Direction |
Stop after the line with "light_d = [27, 43]": repeat exactly every line before it, beginning with the first, and that line itself.

Data section |
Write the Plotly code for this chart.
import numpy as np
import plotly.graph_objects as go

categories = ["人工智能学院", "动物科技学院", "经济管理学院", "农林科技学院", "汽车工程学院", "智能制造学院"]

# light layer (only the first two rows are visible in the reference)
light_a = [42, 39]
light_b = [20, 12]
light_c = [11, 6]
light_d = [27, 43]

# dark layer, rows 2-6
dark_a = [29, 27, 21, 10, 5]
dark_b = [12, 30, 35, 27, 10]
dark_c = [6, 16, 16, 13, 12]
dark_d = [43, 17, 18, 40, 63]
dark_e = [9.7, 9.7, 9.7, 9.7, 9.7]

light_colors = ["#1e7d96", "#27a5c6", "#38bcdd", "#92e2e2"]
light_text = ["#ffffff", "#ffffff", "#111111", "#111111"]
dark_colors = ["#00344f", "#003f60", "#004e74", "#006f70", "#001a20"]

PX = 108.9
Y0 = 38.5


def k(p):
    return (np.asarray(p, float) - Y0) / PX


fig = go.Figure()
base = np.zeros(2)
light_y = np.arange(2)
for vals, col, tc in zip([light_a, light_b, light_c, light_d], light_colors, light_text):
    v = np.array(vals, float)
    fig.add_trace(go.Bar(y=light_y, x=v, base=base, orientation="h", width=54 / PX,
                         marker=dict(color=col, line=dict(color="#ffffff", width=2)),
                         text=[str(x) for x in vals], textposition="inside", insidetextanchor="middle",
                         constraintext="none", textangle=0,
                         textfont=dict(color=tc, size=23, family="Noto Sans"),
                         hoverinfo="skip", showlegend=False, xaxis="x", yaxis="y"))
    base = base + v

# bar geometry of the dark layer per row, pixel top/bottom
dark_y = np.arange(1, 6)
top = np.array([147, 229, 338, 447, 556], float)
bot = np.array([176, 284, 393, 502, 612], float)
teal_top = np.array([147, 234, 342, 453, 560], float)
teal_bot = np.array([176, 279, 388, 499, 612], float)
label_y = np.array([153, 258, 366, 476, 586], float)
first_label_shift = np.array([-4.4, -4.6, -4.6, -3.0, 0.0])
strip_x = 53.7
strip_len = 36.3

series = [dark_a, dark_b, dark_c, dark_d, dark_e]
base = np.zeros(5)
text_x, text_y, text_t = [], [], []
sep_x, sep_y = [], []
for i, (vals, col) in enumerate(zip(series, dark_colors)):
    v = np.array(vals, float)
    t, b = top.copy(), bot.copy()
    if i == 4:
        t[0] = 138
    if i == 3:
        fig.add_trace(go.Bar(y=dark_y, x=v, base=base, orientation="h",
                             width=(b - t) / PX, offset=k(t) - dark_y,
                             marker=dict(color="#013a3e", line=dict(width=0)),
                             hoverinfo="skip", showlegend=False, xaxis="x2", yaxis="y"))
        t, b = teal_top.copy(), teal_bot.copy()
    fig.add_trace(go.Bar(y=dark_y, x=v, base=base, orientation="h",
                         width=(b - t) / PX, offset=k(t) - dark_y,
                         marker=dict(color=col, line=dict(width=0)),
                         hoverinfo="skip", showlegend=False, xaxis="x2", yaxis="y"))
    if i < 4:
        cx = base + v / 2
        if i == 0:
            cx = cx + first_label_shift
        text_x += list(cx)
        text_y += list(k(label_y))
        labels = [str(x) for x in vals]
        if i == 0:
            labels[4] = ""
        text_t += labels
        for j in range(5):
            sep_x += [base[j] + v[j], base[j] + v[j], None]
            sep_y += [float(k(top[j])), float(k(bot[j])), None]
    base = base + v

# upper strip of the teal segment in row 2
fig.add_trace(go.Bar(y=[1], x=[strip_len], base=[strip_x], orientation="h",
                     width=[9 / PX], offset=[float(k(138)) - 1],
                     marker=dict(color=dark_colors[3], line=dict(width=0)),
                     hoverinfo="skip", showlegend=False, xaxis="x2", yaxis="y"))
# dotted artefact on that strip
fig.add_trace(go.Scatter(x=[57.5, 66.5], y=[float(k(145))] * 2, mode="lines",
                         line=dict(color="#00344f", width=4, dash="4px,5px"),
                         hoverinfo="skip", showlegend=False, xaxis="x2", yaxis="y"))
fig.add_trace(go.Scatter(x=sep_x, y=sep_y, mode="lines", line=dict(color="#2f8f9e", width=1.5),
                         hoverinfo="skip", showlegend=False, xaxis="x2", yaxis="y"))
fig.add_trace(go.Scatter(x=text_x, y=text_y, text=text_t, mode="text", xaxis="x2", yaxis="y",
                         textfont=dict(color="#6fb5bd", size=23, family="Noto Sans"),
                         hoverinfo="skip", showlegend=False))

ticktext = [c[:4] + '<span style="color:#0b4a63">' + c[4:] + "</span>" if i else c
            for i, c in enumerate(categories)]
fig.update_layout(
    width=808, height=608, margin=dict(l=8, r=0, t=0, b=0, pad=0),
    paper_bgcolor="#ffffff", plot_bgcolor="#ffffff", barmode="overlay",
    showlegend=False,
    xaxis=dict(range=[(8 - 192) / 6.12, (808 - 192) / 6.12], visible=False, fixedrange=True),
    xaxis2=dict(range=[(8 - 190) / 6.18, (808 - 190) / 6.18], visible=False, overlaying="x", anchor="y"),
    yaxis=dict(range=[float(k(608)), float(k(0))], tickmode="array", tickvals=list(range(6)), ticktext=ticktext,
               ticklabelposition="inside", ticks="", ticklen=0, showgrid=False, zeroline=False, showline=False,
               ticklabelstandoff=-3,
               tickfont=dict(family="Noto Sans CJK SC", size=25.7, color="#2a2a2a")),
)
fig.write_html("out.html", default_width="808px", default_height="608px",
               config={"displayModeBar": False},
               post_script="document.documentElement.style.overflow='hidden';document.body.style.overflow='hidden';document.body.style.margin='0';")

Solution |
Write the Plotly code for this chart.
import numpy as np
import plotly.graph_objects as go

categories = ["人工智能学院", "动物科技学院", "经济管理学院", "农林科技学院", "汽车工程学院", "智能制造学院"]

# light layer (only the first two rows are visible in the reference)
light_a = [42, 39]
light_b = [20, 12]
light_c = [11, 6]
light_d = [27, 43]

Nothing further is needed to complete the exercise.